# Blacklight. When is enough enough?



## SweeneyFamilyHorror (Aug 14, 2006)

Are more blacklights additive of brightness? Or is it just a waste. We have an FCG that sits on our porch. Unfortunately we compete with the lights on the yard haunt and a streetlight in very close proximity. So, I'm just wondering if three blacklights is as good as four. Or is five going to "brighten" the display. Thoughts?


----------



## NickG (Sep 12, 2006)

it depends on the black lights you have. the $1 screw-in incandescent (non flourescent) jobbers are pretty much worthless for making stuff glow...

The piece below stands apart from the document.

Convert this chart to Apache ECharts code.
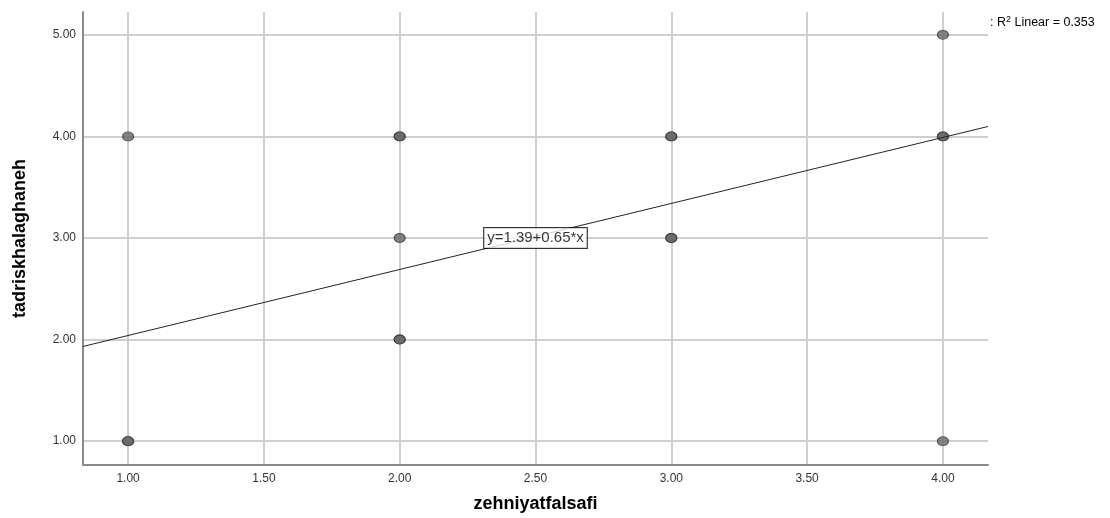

a single 18" tube can make an area approx 12'x12' glow pretty well (if you have "reatcive" stuff in it) two really make it pop..

two 48" bulbs can light up about 30'x30' worth of stuff. 

it depends on how you use them and where you place them. a single 18" will light up a FCG nicely.

I haven't used the flourescent type screw in ones, so I'm not sure how much they put out.


----------



## meestercranky (Aug 15, 2006)

I haven't had great results form my 18 incher, I may not even use it this year.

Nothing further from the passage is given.